In addition to teaching me how to operate a chainsaw and a sewing machine, my mother also taught me how to use an early Apple Macintosh computer. Around the mid-1980s she started bringing home her classroom unit for the summer, and eventually we had one permanently stationed in the living or dining room.
Today my mother has a Macbook, an iPhone and an iPad. While that’s perhaps a bit much for her needs (mostly emailing and surfing), they afford her independence and security. She may not know how use every app on her phone, or even what half of the functions are for, but it serves as a tool for everyday use, rather than just a $600 SMS device. If she needs to access or locate important information, she can.
The truth, however, is that most people her age are:
A) not nearly as comfortable with such devices
B) lack a basic understanding of them or
C) do not have access to them
My mother in law, for example, has never used the internet. She does not own a computer. Her telephone is a simplistic, large-button model that does nothing that a mobile phone could not do fifteen years ago. If she wants to investigate a health or medical issue, she has to rely on someone else—which involves travel, long queues, and service from harried and understaffed health care centers—rather than being able to do her own research or analyze her own medical records.
At MedEngine we believe the future of health care will be digitized. Condensing information, converting it to useful and integrable data, and designing more useful user interfaces would certainly enable people to be more in control of their health care experience. It will lower costs, take less time, and increase accessibility.
So how do we bridge the gap between my mother and my mother in law? How do we get enable elderly and/or inexperienced users so that they can comfortably access their health records on modern handheld device?
1. Give the devices texture
Most smart phones and tablets are thin, slick to the touch, and largely non-intuitive for those who grew up with knobs, handled, buttons and levers. And for a lot of elderly people with arthritic joints or deteriorating coordination skills (or even for younger people like myself who have damaged their joints through athletics), handling such a device can be difficult.
Aftermarket supports and handles would help said people manage their devices by providing texture and grip, intuitive hand placement, leverage, and also protection against drops, bumps and transport. It would be simple, affordable, and make the devices more like the tools they are used too.
2. Have kids teach their grandparents
Kids, who often seem disinterested in all things grandparent-related, thrive when it comes to electronics. They understand that modern mobile devices are less like books—browsed one page at a time—and more like a set of binoculars connected to a set of encyclopedias. Albeit, a living, evolving encyclopedia.
Pairing kids with their grandparents will help them connect, and kids’ enthusiasm and fearlessness will inspire older users to use their devices to their full potential.

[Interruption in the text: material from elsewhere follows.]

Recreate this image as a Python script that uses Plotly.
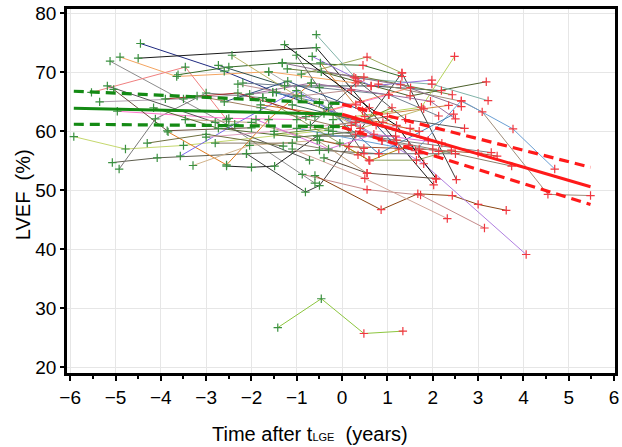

3. Have health care centers offer mandatory training sessions
Pensioners have time, while health care centers are understaffed and overworked. Therefore, regularly scheduled and mandatory (say, twice per year) classes for users of mobile devices would teach pensioners how to do simple tasks such as access correspondence from doctors and health centers, review their records, provide feedback, and do further research. This will save time for both doctors, staff and patients alike, rather than having patients’ inquiries dealt with on a case-by-case basis. As well, bringing pensioners together for such sessions will help show that they’re not alone in their apprehension.
4. Branch out
Better yet, unite health care centers with libraries to combine resources and employ expert teachers. Libraries are in constant flux nowadays, seeking footing in an increasingly paperless world, and are always looking for innovative methods of information sharing and education. Pensioners without computers tend to frequent libraries quite often, and are the perfect target audience.
Local branches can provide resources and support beyond these educational sessions, and can even create a mobile device loan program for those who do not want or cannot afford a device. Long-term loans of one or two months would be best.
5. Integrate real-time tutorials with health care apps
Even though I’ve been using a computer for over three decades, I’m often still at a loss when I encounter some strange new portal that is devoid of instructions or an intuitive user interface. So imagine what it must be like for first-time users when they encounter even a most basic checkbox form or questionnaire. They probably need to make another doctor’s appointment after such stress and confusion!
Health care apps need to have explicit yet minimalistic instructions (due to space constraints) that pop up or appear on the margins in real time, such as Push this button to answer ‘yes’; Touch this box to choose a date; Write a message to your doctor here, then press ‘send.’ It may seem pandering, but it’s a risk worth taking for the sake of the health, safety and well-being of our parents.
These are all simple methods that would require only a bit of faith and experimentation. Yet, despite the pace at which information is conveyed, changes and developments in institutions are slower than ever. If they don’t adapt quickly, governments will be spending even more time and money catching up than if they had invested resources in the first place. We can’t wait for that moment. Instead, entrepreneurs, businesses, and free-thinkers will have to lead the way.